10 years on from the Rana Plaza disaster: How can retail businesses address modern slavery?

Apr 24 / Watchdog Compliance

April 24, 2013, the Rana Plaza building, once a bustling centre of commerce, came crashing down. The eight-story structure, which housed banks, shops, and garment factories, became a grim reminder of the horrors of modern-day slavery and the appalling exploitation of workers.

Tragically, 1,134 individuals lost their lives, while thousands of others suffered debilitating injuries. What made this disaster all the more harrowing is the fact that it was entirely preventable. Despite warnings of significant structural defects, the factory owners on the upper floors of the building forced their employees to return to work the following day. And in a matter of hours, the entire building collapsed.
The responsibility to tackle modern slavery and worker exploitation in retail supply chains doesn't rest solely with governments and non-profit organisations. Retail businesses must do their part to address this issue to ensure tragedies like the Rana Plaza building collapse never happen again.

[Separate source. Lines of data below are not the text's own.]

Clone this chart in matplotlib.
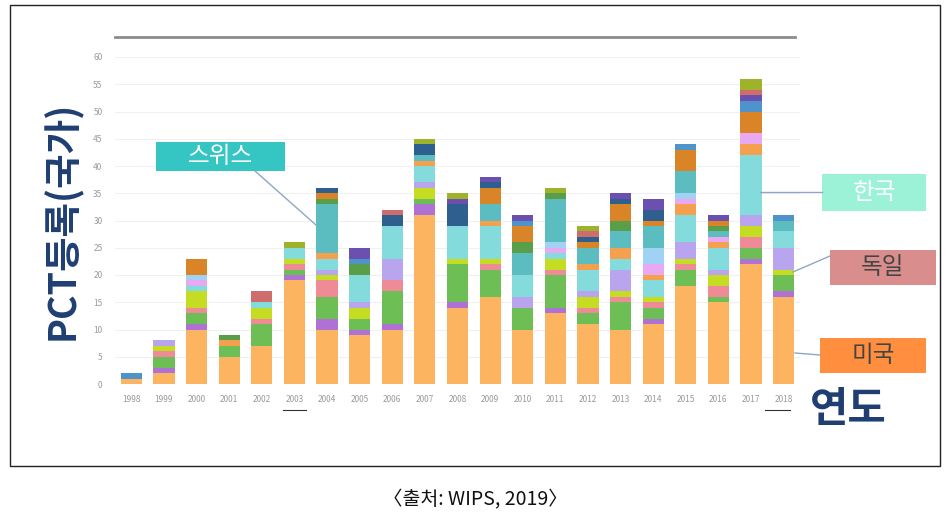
import numpy as np
import matplotlib
matplotlib.use('Agg')
import matplotlib.pyplot as plt
from matplotlib.patches import Rectangle
from matplotlib.lines import Line2D

plt.rcParams['font.family'] = ['Noto Sans CJK KR', 'DejaVu Sans']

years = ['1998', '1999', '2000', '2001', '2002', '2003', '2004', '2005', '2006', '2007',
         '2008', '2009', '2010', '2011', '2012', '2013', '2014', '2015', '2016', '2017', '2018']

# PCT registrations per country (stacked bottom -> top)
usa         = [1, 2, 10, 5, 7, 19, 10, 9, 10, 31, 14, 16, 10, 13, 11, 10, 11, 18, 15, 22, 16]
purple      = [0, 1, 1, 0, 0, 1, 2, 1, 1, 2, 1, 0, 0, 1, 0, 0, 1, 0, 0, 1, 1]
germany     = [0, 2, 2, 2, 4, 1, 4, 2, 6, 1, 7, 5, 4, 6, 2, 5, 2, 3, 1, 2, 3]
pink        = [0, 1, 1, 0, 1, 1, 3, 0, 2, 0, 0, 1, 0, 1, 1, 1, 1, 1, 2, 2, 0]
yellowgreen = [0, 1, 3, 0, 2, 1, 1, 2, 0, 2, 1, 1, 0, 2, 2, 1, 1, 1, 2, 2, 1]
lavender    = [0, 1, 0, 0, 0, 0, 1, 1, 4, 1, 0, 0, 2, 0, 1, 4, 0, 3, 1, 2, 4]
korea       = [0, 0, 1, 0, 1, 2, 2, 5, 6, 3, 6, 6, 4, 1, 4, 2, 3, 5, 4, 11, 3]
salmon      = [0, 0, 0, 1, 0, 0, 1, 0, 0, 1, 0, 1, 0, 0, 1, 2, 1, 2, 1, 2, 0]
pinkviolet  = [0, 0, 1, 0, 0, 0, 0, 0, 0, 0, 0, 0, 0, 1, 0, 0, 2, 1, 1, 2, 0]
lightblue   = [0, 0, 1, 0, 0, 0, 0, 0, 0, 0, 0, 0, 0, 1, 0, 0, 3, 1, 0, 0, 0]
swiss       = [0, 0, 0, 0, 0, 0, 9, 0, 0, 1, 0, 3, 4, 8, 3, 3, 4, 4, 1, 0, 2]
darkgreen   = [0, 0, 0, 1, 0, 0, 1, 2, 0, 0, 0, 0, 2, 1, 0, 2, 0, 0, 1, 0, 0]
orangebrown = [0, 0, 3, 0, 0, 0, 1, 0, 0, 0, 0, 3, 3, 0, 1, 3, 1, 4, 1, 4, 0]
blue        = [1, 0, 0, 0, 0, 0, 0, 1, 0, 0, 0, 0, 1, 0, 0, 0, 0, 1, 0, 2, 1]
darkblue    = [0, 0, 0, 0, 0, 0, 1, 0, 2, 2, 4, 1, 0, 0, 1, 1, 2, 0, 0, 0, 0]
indigo      = [0, 0, 0, 0, 0, 0, 0, 2, 0, 0, 1, 1, 1, 0, 0, 1, 2, 0, 1, 1, 0]
brick       = [0, 0, 0, 0, 2, 0, 0, 0, 1, 0, 0, 0, 0, 0, 1, 0, 0, 0, 0, 1, 0]
olive       = [0, 0, 0, 0, 0, 1, 0, 0, 0, 1, 1, 0, 0, 1, 1, 0, 0, 0, 0, 2, 0]

series = [
    (usa, '#FDB460'), (purple, '#B071D4'), (germany, '#6DBE55'), (pink, '#EF8A97'),
    (yellowgreen, '#C4DC22'), (lavender, '#B9A4EE'), (korea, '#84DBDB'), (salmon, '#F5A04E'),
    (pinkviolet, '#E8A8F2'), (lightblue, '#A0D2F4'), (swiss, '#5CBDC1'), (darkgreen, '#5B9E49'),
    (orangebrown, '#DA8428'), (blue, '#4F93CB'), (darkblue, '#2F5F8F'), (indigo, '#6B50B0'),
    (brick, '#CF6D6D'), (olive, '#9FB22B'),
]

navy = '#1F3F73'
fig = plt.figure(figsize=(9.5, 5.25), dpi=100)
ax = fig.add_axes([115 / 950, (525 - 384) / 525, 685 / 950, 327 / 525])

x = np.arange(len(years))
bottom = np.zeros(len(years))
for vals, col in series:
    v = np.array(vals, dtype=float)
    ax.bar(x, v, bottom=bottom, width=0.65, color=col, linewidth=0)
    bottom += v

ax.set_xlim(-0.5, len(years) - 0.5)
ax.set_ylim(0, 60)
ax.set_yticks(range(0, 61, 5))
ax.set_xticks(x)
ax.set_xticklabels(years)
ax.tick_params(axis='both', length=0, labelsize=6, labelcolor='#9a9a9a')
ax.tick_params(axis='x', pad=8)
ax.tick_params(axis='y', pad=9)
ax.grid(True, axis='y', color='#f0f0f0', linewidth=0.8)
ax.set_axisbelow(True)
for s in ax.spines.values():
    s.set_visible(False)

# top gray rule and outer frame
fig.add_artist(Line2D([115 / 950, 795 / 950], [1 - 37 / 525] * 2, color='#8c8c8c', lw=2))
fig.add_artist(Rectangle((10 / 950, 1 - 466 / 525), 930 / 950, 461 / 525, fill=False,
                         edgecolor='#222222', lw=1, transform=fig.transFigure))

# underline marks under 2003 and 2018
for x0, x1 in [(283, 306), (765, 790)]:
    fig.add_artist(Line2D([x0 / 950, x1 / 950], [1 - 410 / 525] * 2, color='#333333', lw=0.8))

# axis titles
fig.text(62 / 950, 1 - 220 / 525, 'PCT등록(국가)', rotation=90, ha='center', va='center',
         fontsize=27, fontweight='bold', color=navy)
fig.text(848 / 950, 1 - 410 / 525, '연도', ha='center', va='center',
         fontsize=30, fontweight='bold', color=navy)

# callout boxes
def callout(x0, y0, w, h, label, face, tcolor, line):
    fig.add_artist(Rectangle((x0 / 950, 1 - (y0 + h) / 525), w / 950, h / 525,
                             facecolor=face, edgecolor='none', transform=fig.transFigure))
    fig.text((x0 + w / 2) / 950, 1 - (y0 + h / 2) / 525, label, ha='center', va='center',
             fontsize=17, color=tcolor)
    (lx0, ly0), (lx1, ly1) = line
    fig.add_artist(Line2D([lx0 / 950, lx1 / 950], [1 - ly0 / 525, 1 - ly1 / 525],
                          color='#8fa6c4', lw=1))

callout(156, 142, 129, 29, '스위스', '#35C6C4', 'white', ((255, 171), (316, 225)))
callout(822, 174, 104, 37, '한국', '#9BF2D6', 'white', ((760, 192), (822, 192)))
callout(830, 250, 106, 35, '독일', '#D98D8D', '#444444', ((793, 272), (830, 256)))
callout(820, 338, 106, 35, '미국', '#FF8F3F', '#444444', ((795, 353), (820, 355)))

fig.text(0.5, 1 - 500 / 525, '〈출처: WIPS, 2019〉', ha='center', va='center',
         fontsize=14, color='#111111')

fig.savefig('out.png', dpi=100)
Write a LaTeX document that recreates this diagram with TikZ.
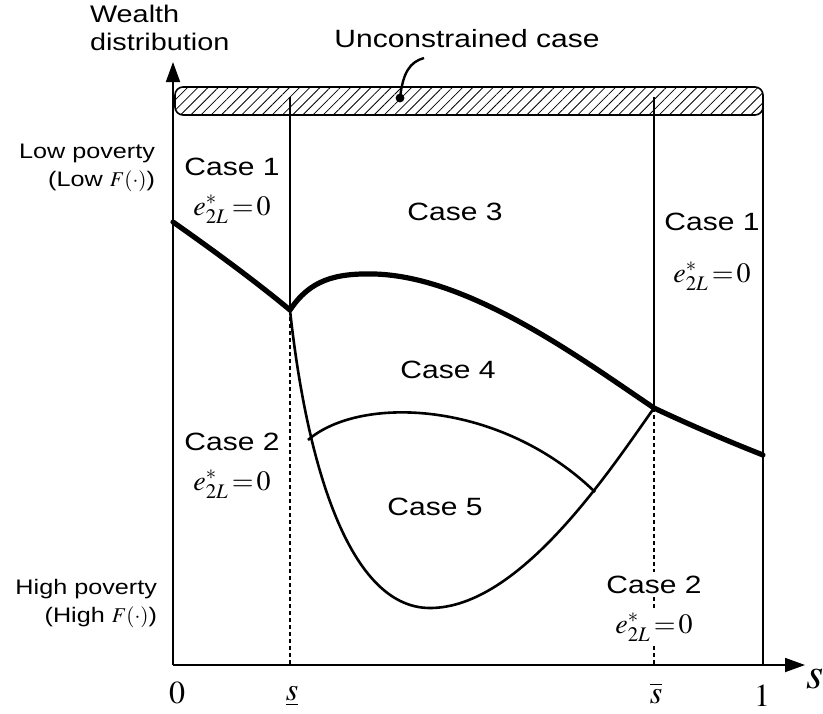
\documentclass[tikz,border=0pt]{standalone}
\usepackage{mathptmx}
\usepackage[no-math]{fontspec}
\setmainfont{Liberation Sans}[FakeStretch=1.2]
\usetikzlibrary{arrows.meta,patterns.meta,positioning}

\begin{document}
\begin{tikzpicture}[x=0.5pt,y=-0.5pt,
  case/.style={font=\fontsize{12.5}{15}\selectfont,anchor=base},
  zero/.style={font=\fontsize{14}{16}\selectfont,anchor=base,inner sep=1pt},
  note/.style={font=\fontsize{10.5}{14}\selectfont,align=right,anchor=base east},
  tick/.style={font=\fontsize{16}{18}\selectfont,anchor=base},
  axis/.style={line width=0.9pt,-{Triangle[length=10pt,width=7pt]}},
  border/.style={line width=0.8pt},
  bound/.style={line width=1.4pt},
  front/.style={line width=2.6pt,line join=round,line cap=round},
  branch/.style={line width=1.3pt},
  guide/.style={line width=0.6pt,dash pattern=on 2pt off 1.5pt}]
\useasboundingbox (0,0) rectangle (823,713);
\coordinate (O) at (173,665);
\coordinate (ytop) at (173,62);
\coordinate (xend) at (805,665);
\coordinate (L0) at (173,222);
\coordinate (sl) at (290,310);
\coordinate (sh) at (654,408);
\coordinate (R1) at (763,455);
\coordinate (bot) at (430,608);
\coordinate (a1) at (308,440);
\coordinate (a2) at (595,492);
% unconstrained strip
\draw[border,rounded corners=4pt,pattern={Lines[angle=45,distance=3.6pt,line width=0.4pt]}] (175,87) rectangle (763,115);
\draw[border] (763,97) -- (763,665);
\draw[axis] (O) -- (ytop);
\draw[axis] (O) -- (xend);
% thresholds
\draw[bound] (290,97) -- (sl);
\draw[bound] (654,97) -- (sh);
\draw[guide] (sl) -- (sl |- O);
\draw[guide] (sh) -- (sh |- O);
% boundaries between cases
\draw[front] (L0) .. controls (220,255) and (260,285) .. (sl)
  .. controls (310,280) and (335,273) .. (375,274)
  .. controls (470,277) and (580,358) .. (sh)
  .. controls (690,425) and (730,442) .. (R1);
\draw[branch] (sl) .. controls (305,450) and (345,608) .. (bot)
  .. controls (520,608) and (610,470) .. (sh);
\draw[branch] (a1) .. controls (360,395) and (500,400) .. (a2);

% labels
\node[font=\fontsize{12}{14}\selectfont,align=left,anchor=base west] (wd) at (83,50) {Wealth\\distribution};
\node[case] (unc) at (467,47) {Unconstrained case};
\coordinate (tail) at (424,58);
\fill (400,98) coordinate (dot) circle (2.2pt);
\draw[line width=1.2pt] (dot) .. controls (403,72) and (410,62) .. (tail);
\node[note] (lowp) at (162,186) {Low poverty\\(Low $F(\cdot)$)};
\node[note] (highp) at (164,622) {High poverty\\(High $F(\cdot)$)};

\node[case] (c1l) at (232,175) {Case 1};
\node[zero,below=20pt of c1l.base,anchor=base] (e1l) {$e^*_{2L}\!=\!0$};
\node[case] (c3) at (455,220) {Case 3};
\node[case] (c1r) at (712,230) {Case 1};
\node[zero,below=26pt of c1r.base,anchor=base] (e1r) {$e^*_{2L}\!=\!0$};
\node[case] (c4) at (448,378) {Case 4};
\node[case] (c2l) at (232,450) {Case 2};
\node[zero,below=20pt of c2l.base,anchor=base] (e2l) {$e^*_{2L}\!=\!0$};
\node[case] (c5) at (435,515) {Case 5};
\node[case,fill=white,inner sep=2pt] (c2r) at (654,593) {Case 2};
\node[zero,fill=white,below=20pt of c2r.base,anchor=base] (e2r) {$e^*_{2L}\!=\!0$};

\node[tick] (t0) at (177,703) {$0$};
\node[tick] (tl) at (292,700) {$\underline{s}$};
\node[tick] (th) at (656,703) {$\overline{s}$};
\node[tick] (t1) at (762,706) {$1$};
\node[font=\fontsize{22}{24}\selectfont,anchor=base] (sax) at (815,688) {$s$};
\end{tikzpicture}
\end{document}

One of the most critical steps that retail businesses can take is to conduct a comprehensive supply chain audit.

This audit should involve mapping out the entire supply chain, conducting due diligence on suppliers, and assessing the risks of each supplier. By identifying any risks of modern slavery, retail businesses can take proactive steps to address the issue and prevent it from occurring.

Retail businesses should develop a Supplier Code of Conduct that sets out clear expectations and requirements for suppliers to adhere to. This code should include policies on human rights, labor standards, and ethical practices. By establishing a code of conduct, retail businesses can ensure that their suppliers are aware of the risks of modern slavery and the ethical standards that are expected of them.

Engaging with suppliers
is another critical step in addressing modern slavery in the retail supply chain. Retail businesses should raise awareness of the risks of modern slavery and encourage suppliers to adopt ethical practices. This can involve providing training and support to suppliers to help them implement policies and procedures to address modern slavery.

Retail businesses should also conduct regular monitoring and auditing of suppliers. This can involve site visits, worker interviews, and the use of independent third-party auditors. By monitoring and auditing suppliers, retail businesses can ensure that their suppliers are adhering to ethical standards and addressing any issues of modern slavery that may arise.

Transparency is another key factor
in addressing modern slavery in the retail supply chain. Retail businesses should encourage suppliers to be transparent about their supply chains and the conditions of workers. This can involve requesting information on supplier policies and practices and ensuring that this information is publicly available.

Finally, if modern slavery is identified, retail businesses should take immediate action to remediate the issue and report incidents to the appropriate authorities. This can help to hold suppliers accountable and prevent further exploitation.

By taking proactive steps to address modern slavery in their supply chains, retail businesses can help to promote ethical and sustainable practices and work towards the eradication of modern-day slavery.